[Records with drawing code]
* * * *

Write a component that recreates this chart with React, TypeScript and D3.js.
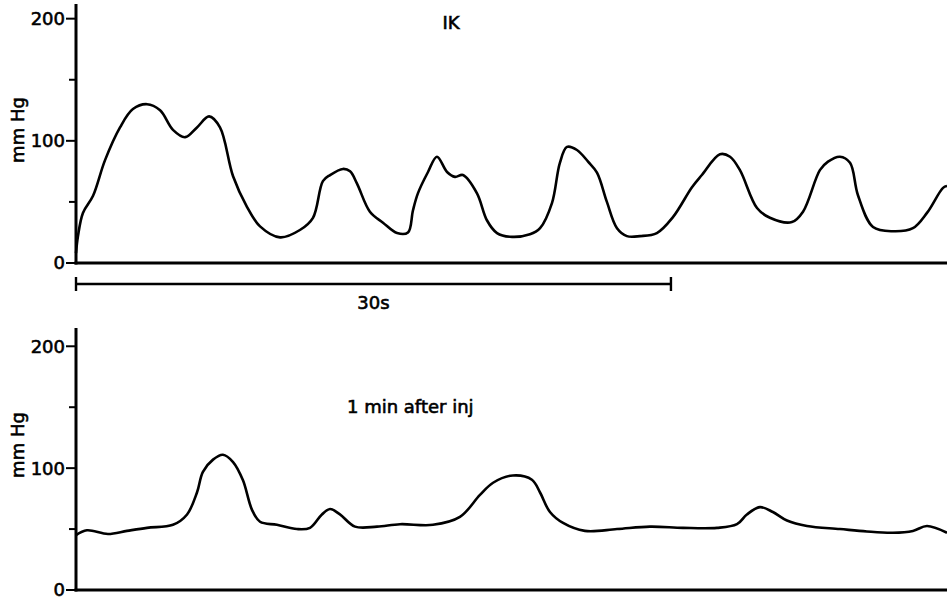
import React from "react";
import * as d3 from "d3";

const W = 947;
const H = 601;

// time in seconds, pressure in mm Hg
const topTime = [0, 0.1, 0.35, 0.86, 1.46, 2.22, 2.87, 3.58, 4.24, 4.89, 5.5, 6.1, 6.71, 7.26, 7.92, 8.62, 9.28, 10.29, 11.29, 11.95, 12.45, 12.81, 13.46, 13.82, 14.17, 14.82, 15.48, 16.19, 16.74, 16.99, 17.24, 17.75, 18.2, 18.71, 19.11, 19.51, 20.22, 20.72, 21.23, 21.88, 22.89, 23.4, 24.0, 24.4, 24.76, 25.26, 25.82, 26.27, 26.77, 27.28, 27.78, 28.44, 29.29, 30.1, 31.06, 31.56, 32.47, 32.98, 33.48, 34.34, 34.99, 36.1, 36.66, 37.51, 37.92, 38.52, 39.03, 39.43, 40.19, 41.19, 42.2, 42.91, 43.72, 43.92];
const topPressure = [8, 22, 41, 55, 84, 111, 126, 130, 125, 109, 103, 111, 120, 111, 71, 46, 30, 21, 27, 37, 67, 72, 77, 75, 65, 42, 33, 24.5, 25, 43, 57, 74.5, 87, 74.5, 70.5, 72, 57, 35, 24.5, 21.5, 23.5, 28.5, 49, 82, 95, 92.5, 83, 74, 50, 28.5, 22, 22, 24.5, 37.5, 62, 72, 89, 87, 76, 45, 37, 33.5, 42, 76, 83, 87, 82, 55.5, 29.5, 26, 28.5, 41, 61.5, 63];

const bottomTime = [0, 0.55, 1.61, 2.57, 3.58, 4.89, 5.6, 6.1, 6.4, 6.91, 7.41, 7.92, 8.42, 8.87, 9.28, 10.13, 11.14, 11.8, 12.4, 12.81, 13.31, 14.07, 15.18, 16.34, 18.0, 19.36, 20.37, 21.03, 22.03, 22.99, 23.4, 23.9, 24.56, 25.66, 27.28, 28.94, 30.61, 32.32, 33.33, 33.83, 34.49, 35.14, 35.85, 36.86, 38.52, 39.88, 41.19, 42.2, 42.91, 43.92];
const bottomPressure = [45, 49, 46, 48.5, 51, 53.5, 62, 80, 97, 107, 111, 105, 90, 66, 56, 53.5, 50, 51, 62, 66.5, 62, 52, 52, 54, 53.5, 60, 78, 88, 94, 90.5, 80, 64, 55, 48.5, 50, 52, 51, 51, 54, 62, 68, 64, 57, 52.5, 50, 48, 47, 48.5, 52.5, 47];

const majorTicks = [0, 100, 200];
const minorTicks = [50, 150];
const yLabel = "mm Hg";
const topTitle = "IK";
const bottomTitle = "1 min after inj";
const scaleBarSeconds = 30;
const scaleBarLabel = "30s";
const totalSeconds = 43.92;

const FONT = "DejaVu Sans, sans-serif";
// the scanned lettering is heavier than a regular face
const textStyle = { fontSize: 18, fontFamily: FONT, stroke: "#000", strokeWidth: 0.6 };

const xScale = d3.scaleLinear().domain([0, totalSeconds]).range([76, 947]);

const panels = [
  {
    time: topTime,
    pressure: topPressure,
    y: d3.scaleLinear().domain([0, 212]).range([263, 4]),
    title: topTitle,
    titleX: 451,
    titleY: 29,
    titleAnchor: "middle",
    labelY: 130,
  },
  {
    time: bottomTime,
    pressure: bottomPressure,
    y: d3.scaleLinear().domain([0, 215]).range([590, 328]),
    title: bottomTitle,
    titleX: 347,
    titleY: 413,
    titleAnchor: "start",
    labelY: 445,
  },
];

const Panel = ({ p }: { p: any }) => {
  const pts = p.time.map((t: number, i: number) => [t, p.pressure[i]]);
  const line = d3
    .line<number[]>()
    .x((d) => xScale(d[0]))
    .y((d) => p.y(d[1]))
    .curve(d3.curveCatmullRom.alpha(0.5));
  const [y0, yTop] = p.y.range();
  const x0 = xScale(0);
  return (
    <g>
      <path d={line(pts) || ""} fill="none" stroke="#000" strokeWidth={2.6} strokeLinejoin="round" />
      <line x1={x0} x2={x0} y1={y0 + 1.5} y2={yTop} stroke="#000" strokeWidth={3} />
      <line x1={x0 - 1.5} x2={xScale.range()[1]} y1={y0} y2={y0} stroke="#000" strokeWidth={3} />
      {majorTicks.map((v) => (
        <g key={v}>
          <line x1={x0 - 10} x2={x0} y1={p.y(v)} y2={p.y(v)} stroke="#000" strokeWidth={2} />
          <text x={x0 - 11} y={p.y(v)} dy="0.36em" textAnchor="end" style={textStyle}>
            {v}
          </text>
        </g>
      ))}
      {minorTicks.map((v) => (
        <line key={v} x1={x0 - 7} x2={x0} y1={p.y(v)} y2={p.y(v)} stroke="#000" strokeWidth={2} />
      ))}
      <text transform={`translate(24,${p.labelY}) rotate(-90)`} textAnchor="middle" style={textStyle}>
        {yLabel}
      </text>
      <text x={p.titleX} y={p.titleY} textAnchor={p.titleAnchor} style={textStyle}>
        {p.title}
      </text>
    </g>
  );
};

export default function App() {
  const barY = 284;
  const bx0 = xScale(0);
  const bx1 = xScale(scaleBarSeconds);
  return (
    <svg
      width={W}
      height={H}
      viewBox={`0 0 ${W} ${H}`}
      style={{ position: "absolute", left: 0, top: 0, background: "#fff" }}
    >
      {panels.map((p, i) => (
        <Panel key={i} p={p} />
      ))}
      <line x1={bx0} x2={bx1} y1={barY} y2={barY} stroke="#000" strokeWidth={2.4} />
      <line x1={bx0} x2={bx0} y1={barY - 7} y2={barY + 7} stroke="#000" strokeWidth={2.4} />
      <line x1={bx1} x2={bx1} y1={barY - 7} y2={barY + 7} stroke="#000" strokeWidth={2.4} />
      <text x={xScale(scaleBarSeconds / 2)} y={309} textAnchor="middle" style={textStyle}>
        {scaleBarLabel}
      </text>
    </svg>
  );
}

* * * *

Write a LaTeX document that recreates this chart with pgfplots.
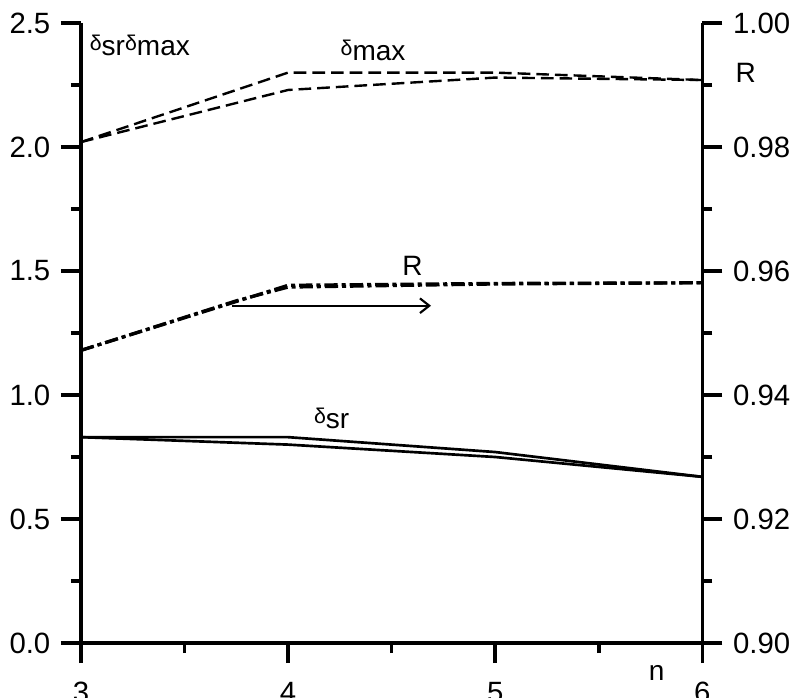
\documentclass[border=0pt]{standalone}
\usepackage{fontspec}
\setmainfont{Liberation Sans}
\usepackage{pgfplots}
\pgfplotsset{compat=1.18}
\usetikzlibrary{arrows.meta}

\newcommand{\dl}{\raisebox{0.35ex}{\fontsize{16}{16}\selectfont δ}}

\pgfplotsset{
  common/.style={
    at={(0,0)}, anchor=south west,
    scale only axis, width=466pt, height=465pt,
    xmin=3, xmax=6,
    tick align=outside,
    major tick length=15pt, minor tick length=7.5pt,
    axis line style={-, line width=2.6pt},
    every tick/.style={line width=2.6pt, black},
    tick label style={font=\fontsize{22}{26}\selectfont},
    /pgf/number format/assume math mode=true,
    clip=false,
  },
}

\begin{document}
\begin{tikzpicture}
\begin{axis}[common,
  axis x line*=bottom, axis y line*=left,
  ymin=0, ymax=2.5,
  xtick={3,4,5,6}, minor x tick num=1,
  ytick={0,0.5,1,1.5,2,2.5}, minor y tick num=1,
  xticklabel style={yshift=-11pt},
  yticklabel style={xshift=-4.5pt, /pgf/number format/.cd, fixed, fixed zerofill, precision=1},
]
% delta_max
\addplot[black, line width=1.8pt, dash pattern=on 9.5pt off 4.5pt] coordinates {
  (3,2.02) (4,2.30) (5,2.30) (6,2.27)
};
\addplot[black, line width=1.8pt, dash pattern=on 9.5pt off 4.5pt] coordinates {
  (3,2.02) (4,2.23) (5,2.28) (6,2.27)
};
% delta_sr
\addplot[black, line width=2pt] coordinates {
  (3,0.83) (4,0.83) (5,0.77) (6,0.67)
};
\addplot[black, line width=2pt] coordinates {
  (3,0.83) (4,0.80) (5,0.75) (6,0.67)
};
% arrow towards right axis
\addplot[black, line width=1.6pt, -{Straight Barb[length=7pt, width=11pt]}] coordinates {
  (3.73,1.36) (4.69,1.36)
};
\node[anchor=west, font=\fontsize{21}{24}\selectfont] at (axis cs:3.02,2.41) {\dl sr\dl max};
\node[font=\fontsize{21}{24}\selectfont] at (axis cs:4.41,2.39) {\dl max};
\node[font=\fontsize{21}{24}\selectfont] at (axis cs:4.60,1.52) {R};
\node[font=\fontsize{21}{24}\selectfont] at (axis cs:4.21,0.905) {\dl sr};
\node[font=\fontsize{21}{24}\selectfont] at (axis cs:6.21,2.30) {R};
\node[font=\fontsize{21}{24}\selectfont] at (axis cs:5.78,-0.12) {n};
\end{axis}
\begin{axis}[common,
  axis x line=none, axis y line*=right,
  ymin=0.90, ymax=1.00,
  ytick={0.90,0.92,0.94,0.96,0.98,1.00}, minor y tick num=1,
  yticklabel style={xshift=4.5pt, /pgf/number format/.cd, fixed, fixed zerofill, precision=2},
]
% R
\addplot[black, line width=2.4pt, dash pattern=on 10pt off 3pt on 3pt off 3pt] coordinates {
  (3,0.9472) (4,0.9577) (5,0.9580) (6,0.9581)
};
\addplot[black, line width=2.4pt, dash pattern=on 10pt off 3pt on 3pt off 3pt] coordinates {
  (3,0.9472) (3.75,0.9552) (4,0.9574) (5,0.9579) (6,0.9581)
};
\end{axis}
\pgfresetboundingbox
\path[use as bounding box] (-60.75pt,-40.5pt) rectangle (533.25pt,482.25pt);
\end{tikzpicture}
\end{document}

* * * *

**Request**
Copy word for word only the lines above from the one with "Write a component" through the one with "const H = 601;". Leave pictures out.

**The solution**
Write a component that recreates this chart with React, TypeScript and D3.js.
import React from "react";
import * as d3 from "d3";

const W = 947;
const H = 601;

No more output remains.